INPUT RECORDS:

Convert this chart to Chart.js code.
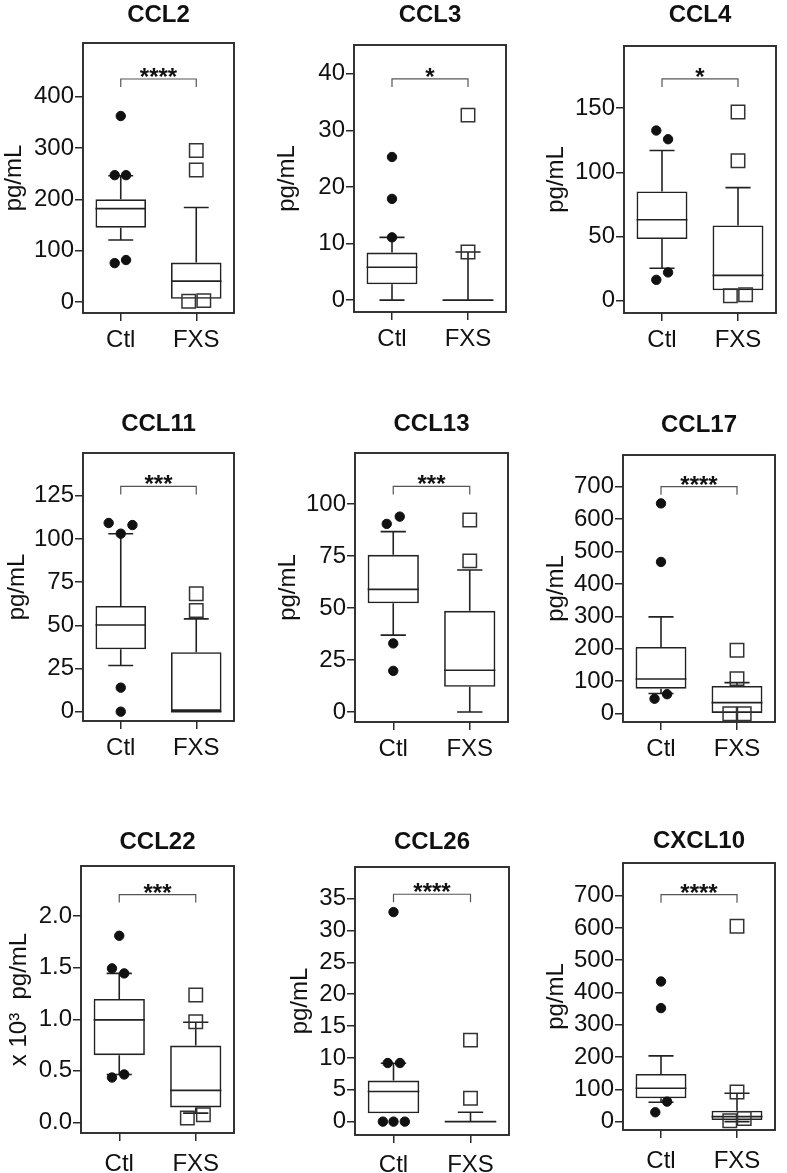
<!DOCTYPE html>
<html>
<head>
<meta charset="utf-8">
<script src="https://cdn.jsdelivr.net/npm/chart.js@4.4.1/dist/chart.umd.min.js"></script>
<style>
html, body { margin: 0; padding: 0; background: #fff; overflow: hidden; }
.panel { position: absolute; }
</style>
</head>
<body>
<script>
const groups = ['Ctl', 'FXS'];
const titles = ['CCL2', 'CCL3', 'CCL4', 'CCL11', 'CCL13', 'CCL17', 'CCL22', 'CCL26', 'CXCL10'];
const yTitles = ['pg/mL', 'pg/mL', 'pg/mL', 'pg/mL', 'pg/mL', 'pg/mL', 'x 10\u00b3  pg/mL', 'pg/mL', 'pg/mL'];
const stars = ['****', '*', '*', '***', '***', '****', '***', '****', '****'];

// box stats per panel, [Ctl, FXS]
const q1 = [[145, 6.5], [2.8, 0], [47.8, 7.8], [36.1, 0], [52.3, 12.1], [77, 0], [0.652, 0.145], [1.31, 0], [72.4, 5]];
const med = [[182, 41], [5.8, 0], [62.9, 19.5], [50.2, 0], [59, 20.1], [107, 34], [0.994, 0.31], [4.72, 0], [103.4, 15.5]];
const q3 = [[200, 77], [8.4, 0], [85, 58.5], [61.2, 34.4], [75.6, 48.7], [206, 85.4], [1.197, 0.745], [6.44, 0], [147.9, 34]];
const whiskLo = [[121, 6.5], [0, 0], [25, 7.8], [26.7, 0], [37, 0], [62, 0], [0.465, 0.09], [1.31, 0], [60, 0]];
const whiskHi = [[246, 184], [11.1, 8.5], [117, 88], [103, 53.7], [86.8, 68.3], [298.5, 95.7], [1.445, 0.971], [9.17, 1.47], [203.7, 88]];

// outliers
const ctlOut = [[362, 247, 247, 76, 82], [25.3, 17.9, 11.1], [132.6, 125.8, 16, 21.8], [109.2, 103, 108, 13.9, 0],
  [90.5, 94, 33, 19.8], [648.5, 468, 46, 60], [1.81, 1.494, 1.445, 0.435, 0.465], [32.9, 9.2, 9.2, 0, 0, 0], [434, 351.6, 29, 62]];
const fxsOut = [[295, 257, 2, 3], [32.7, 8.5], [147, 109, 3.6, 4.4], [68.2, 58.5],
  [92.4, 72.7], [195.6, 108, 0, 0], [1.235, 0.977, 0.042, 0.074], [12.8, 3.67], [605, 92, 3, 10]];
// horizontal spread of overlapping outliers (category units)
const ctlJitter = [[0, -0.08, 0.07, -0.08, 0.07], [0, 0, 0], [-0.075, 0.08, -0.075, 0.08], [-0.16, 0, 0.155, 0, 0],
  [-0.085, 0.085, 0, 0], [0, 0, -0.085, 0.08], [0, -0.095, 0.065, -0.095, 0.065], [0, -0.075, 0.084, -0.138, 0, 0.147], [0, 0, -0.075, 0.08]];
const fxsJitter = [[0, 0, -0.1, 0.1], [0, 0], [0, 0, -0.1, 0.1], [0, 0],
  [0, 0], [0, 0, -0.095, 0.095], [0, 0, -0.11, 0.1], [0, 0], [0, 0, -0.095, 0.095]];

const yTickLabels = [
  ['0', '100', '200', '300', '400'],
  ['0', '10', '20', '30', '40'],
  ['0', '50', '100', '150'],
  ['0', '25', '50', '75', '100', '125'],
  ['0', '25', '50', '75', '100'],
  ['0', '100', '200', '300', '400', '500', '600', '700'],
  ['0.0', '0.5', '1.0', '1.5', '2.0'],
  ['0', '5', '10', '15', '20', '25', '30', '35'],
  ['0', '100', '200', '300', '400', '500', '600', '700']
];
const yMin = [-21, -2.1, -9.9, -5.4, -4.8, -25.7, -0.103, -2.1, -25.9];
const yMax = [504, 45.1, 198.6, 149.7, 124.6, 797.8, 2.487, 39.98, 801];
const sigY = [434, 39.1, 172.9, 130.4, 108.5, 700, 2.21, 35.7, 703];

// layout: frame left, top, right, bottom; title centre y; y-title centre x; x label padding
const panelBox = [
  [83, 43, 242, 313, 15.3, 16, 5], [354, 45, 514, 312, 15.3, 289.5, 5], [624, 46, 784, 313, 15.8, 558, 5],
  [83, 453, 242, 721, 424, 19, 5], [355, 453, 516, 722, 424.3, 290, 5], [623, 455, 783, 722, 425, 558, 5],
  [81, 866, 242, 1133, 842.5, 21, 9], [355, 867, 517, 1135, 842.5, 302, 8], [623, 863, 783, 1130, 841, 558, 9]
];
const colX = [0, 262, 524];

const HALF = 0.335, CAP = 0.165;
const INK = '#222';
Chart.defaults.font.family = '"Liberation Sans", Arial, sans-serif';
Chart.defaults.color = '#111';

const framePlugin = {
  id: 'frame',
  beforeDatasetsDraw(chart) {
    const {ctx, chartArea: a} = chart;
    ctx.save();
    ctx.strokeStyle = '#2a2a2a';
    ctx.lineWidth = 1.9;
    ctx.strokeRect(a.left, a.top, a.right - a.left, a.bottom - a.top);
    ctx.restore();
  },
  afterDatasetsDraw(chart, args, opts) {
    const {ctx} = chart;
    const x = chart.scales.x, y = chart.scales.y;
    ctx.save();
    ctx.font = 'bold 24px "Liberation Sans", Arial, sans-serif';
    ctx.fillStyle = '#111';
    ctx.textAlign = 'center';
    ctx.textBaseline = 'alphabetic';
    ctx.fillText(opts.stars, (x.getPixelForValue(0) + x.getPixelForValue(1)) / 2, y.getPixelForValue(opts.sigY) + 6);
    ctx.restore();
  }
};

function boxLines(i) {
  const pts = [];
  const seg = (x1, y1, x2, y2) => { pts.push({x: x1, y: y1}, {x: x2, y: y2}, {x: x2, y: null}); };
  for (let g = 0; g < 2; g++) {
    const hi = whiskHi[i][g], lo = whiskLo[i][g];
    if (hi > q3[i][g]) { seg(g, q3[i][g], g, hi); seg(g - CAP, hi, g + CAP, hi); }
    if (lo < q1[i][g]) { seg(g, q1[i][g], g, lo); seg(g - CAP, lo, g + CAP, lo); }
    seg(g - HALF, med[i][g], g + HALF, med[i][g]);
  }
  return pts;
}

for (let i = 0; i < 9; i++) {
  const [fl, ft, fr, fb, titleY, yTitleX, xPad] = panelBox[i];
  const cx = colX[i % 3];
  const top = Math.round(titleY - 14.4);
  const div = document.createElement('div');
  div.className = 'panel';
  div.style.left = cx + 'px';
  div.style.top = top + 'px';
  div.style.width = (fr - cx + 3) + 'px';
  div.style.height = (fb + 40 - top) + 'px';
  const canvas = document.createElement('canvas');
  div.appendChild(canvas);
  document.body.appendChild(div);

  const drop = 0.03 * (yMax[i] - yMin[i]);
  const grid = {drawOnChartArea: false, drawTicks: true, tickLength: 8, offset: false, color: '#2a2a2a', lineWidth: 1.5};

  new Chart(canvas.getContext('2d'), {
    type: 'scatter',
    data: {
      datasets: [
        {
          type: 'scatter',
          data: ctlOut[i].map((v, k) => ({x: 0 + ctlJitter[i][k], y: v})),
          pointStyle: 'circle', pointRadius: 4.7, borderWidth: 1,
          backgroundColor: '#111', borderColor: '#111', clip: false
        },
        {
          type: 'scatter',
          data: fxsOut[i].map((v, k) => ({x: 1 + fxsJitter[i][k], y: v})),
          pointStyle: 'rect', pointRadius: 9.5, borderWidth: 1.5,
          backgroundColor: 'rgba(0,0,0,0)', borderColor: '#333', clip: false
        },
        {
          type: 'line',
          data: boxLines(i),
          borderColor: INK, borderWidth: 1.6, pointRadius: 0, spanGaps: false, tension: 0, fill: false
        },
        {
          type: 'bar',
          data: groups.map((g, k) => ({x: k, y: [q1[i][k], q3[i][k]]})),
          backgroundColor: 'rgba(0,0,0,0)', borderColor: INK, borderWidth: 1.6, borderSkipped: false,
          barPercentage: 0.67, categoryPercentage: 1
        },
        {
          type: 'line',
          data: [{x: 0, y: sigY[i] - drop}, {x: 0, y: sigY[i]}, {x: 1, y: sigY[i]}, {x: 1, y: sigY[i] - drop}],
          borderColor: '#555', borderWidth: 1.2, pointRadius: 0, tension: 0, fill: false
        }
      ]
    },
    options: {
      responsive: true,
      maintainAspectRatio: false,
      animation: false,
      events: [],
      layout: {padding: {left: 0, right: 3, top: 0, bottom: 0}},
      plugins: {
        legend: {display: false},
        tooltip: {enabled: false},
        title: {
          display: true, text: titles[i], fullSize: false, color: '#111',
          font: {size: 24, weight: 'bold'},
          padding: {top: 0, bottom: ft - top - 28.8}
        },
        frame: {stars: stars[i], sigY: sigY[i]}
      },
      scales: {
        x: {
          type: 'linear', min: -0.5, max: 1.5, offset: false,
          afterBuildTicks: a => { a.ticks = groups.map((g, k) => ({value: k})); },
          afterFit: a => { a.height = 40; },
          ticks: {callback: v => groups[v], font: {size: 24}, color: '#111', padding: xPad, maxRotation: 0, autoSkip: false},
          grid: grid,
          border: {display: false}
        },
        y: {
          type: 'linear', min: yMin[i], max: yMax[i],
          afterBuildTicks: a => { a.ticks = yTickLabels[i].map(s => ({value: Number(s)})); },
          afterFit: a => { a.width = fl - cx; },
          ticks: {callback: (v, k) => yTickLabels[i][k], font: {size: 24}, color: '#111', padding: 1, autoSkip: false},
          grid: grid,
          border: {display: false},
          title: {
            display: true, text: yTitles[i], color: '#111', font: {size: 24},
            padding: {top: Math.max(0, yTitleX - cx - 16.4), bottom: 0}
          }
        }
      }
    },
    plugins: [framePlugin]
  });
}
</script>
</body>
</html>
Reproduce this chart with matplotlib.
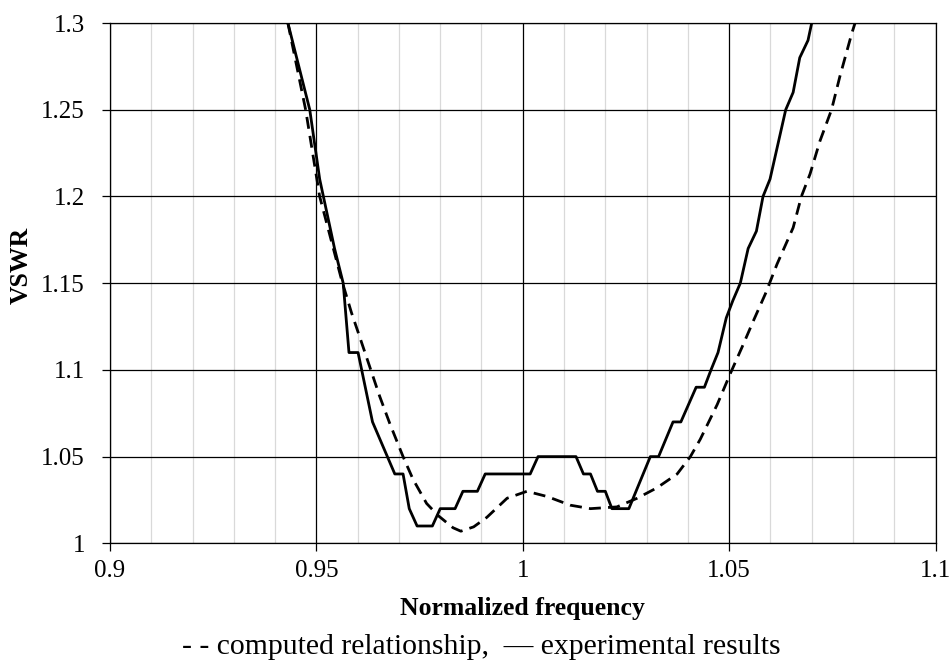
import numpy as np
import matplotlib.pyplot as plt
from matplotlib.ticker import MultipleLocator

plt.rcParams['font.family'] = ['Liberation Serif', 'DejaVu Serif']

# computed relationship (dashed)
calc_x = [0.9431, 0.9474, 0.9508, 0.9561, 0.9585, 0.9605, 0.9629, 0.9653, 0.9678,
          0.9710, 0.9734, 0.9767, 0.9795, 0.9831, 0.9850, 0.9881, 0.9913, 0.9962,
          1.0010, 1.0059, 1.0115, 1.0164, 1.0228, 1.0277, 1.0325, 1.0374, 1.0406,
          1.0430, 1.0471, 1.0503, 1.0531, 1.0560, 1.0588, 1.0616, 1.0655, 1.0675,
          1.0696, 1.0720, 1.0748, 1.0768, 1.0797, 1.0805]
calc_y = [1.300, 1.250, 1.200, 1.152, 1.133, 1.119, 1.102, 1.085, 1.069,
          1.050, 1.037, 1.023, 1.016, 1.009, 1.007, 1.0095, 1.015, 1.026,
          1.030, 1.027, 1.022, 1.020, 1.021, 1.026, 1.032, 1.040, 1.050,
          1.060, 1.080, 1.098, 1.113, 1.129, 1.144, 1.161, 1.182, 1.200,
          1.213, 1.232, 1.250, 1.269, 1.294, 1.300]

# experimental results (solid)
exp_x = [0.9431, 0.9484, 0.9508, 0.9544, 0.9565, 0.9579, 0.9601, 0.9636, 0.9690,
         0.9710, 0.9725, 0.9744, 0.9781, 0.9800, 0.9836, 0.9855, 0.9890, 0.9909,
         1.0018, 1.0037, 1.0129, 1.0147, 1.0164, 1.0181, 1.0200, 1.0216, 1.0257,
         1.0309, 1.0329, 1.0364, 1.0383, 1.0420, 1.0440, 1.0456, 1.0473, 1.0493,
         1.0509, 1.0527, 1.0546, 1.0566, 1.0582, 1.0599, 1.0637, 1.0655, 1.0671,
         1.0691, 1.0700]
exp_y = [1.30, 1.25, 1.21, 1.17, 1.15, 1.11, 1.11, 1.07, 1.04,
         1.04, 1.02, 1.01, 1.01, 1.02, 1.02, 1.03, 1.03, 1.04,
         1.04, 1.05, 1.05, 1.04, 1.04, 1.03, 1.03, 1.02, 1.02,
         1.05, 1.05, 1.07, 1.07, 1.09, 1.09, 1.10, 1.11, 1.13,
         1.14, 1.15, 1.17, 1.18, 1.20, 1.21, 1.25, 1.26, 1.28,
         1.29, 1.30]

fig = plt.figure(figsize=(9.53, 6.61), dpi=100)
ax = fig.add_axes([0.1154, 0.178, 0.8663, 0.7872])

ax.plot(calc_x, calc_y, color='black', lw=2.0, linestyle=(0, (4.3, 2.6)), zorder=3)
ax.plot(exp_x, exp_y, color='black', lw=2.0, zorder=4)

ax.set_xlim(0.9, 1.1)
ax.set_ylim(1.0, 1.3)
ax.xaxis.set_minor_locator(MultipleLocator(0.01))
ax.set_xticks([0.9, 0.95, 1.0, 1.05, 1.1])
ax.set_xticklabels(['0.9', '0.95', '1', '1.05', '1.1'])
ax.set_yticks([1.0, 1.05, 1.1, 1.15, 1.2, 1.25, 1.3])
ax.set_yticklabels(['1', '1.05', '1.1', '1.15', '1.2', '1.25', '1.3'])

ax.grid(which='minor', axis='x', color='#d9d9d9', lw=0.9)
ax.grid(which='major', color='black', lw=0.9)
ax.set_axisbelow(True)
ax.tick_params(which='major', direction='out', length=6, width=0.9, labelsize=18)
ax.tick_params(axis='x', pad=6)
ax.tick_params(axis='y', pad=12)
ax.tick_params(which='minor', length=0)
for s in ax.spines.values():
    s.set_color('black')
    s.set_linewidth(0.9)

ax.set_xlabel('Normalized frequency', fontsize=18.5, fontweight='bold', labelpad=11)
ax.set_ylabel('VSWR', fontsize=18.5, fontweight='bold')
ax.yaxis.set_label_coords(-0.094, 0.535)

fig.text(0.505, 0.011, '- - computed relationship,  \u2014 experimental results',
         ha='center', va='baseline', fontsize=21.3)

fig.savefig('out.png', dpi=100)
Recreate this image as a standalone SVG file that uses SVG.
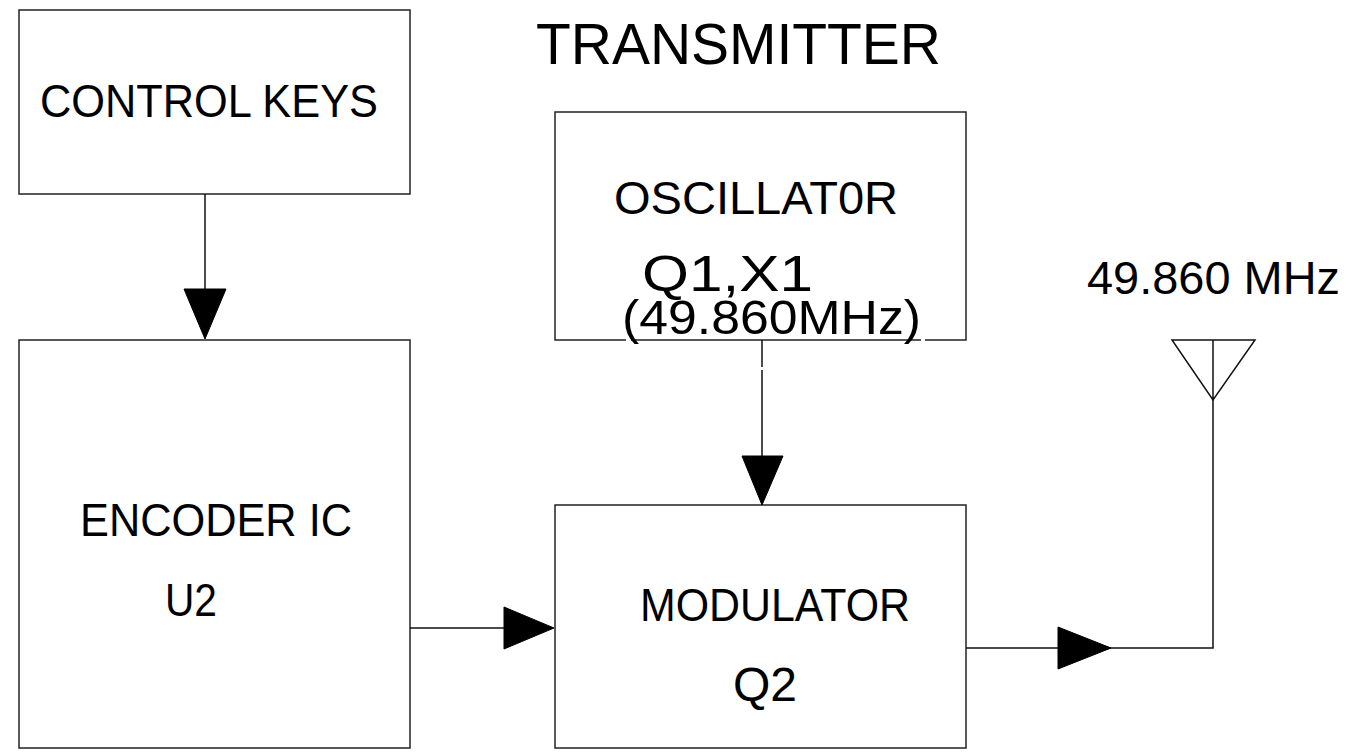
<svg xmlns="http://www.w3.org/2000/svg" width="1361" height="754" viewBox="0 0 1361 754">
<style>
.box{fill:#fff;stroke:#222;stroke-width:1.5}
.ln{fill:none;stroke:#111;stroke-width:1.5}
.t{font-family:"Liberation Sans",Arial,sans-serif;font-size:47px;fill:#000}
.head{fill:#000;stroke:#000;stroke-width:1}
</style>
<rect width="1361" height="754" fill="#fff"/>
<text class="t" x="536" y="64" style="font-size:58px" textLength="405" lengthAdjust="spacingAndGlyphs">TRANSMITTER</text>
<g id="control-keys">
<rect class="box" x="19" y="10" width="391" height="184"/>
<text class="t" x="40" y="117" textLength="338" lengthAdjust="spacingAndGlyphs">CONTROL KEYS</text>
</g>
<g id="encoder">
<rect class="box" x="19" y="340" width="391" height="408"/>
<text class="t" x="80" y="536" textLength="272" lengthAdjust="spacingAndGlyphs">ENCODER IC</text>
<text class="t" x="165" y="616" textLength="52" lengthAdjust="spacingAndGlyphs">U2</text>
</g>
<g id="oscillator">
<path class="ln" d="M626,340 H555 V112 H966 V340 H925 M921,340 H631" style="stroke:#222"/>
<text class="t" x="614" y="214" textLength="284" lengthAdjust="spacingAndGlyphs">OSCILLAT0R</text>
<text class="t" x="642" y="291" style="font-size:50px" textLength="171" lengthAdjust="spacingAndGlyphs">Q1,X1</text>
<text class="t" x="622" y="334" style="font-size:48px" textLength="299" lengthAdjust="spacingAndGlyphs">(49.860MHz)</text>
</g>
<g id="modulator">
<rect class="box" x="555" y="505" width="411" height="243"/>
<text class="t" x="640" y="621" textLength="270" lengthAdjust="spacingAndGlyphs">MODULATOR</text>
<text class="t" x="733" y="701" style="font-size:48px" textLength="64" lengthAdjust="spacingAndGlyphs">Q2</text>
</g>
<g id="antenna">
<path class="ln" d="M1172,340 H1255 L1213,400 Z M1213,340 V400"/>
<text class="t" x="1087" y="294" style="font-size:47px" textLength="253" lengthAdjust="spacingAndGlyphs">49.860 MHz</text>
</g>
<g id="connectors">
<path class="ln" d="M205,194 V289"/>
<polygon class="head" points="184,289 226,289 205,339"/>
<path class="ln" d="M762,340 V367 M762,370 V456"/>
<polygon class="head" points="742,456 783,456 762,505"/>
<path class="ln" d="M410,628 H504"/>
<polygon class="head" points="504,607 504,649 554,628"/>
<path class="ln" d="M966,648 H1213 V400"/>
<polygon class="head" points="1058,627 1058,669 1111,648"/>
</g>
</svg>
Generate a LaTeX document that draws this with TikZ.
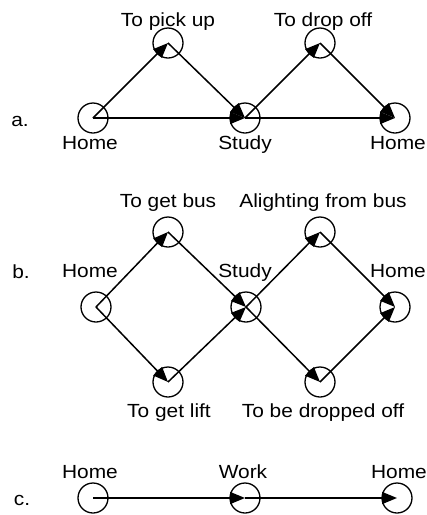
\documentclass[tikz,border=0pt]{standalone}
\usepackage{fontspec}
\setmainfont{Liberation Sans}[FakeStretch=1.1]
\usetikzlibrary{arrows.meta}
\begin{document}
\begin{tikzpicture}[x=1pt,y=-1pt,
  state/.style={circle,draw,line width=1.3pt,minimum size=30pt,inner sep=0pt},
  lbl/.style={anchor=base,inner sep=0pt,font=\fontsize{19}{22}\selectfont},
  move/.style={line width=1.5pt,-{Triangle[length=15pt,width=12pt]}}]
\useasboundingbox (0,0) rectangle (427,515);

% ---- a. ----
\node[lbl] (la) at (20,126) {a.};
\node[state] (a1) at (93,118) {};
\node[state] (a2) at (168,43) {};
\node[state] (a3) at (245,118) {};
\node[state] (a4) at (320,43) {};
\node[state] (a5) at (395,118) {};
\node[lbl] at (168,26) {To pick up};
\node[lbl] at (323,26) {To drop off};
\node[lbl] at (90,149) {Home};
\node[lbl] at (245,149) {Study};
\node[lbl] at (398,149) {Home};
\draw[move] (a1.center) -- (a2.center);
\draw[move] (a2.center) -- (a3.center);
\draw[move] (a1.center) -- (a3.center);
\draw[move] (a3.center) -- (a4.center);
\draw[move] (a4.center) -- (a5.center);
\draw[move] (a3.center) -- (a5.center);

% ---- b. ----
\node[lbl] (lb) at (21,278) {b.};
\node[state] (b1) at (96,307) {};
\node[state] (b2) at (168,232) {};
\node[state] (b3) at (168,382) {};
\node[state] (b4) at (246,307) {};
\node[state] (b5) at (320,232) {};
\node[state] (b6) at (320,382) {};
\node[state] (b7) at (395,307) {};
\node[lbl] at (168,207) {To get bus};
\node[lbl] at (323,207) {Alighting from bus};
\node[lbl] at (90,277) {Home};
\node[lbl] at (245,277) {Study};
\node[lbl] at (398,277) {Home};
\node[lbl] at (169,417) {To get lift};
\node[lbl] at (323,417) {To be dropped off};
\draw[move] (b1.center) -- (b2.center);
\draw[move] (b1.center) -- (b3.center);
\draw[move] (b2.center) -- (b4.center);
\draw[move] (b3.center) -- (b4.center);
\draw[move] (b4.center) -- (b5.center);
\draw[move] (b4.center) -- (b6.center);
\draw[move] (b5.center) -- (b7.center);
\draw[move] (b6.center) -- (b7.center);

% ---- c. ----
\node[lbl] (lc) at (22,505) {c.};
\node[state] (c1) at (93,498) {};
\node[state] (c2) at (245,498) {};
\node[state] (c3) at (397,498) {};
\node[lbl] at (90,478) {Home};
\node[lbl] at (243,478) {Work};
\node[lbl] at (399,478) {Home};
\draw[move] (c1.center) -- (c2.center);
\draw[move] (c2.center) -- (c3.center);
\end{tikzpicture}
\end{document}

GIVEN PROBLEM:
Keep to the lines above from the line with "Reproduce this chart with matplotlib." to the line with "1.213, 1.232, 1.250, 1.269, 1.294, 1.300]", and set down exactly those, inclusive, with nothing else and every picture left out.

RIGHT ANSWER:
Reproduce this chart with matplotlib.
import numpy as np
import matplotlib.pyplot as plt
from matplotlib.ticker import MultipleLocator

plt.rcParams['font.family'] = ['Liberation Serif', 'DejaVu Serif']

# computed relationship (dashed)
calc_x = [0.9431, 0.9474, 0.9508, 0.9561, 0.9585, 0.9605, 0.9629, 0.9653, 0.9678,
          0.9710, 0.9734, 0.9767, 0.9795, 0.9831, 0.9850, 0.9881, 0.9913, 0.9962,
          1.0010, 1.0059, 1.0115, 1.0164, 1.0228, 1.0277, 1.0325, 1.0374, 1.0406,
          1.0430, 1.0471, 1.0503, 1.0531, 1.0560, 1.0588, 1.0616, 1.0655, 1.0675,
          1.0696, 1.0720, 1.0748, 1.0768, 1.0797, 1.0805]
calc_y = [1.300, 1.250, 1.200, 1.152, 1.133, 1.119, 1.102, 1.085, 1.069,
          1.050, 1.037, 1.023, 1.016, 1.009, 1.007, 1.0095, 1.015, 1.026,
          1.030, 1.027, 1.022, 1.020, 1.021, 1.026, 1.032, 1.040, 1.050,
          1.060, 1.080, 1.098, 1.113, 1.129, 1.144, 1.161, 1.182, 1.200,
          1.213, 1.232, 1.250, 1.269, 1.294, 1.300]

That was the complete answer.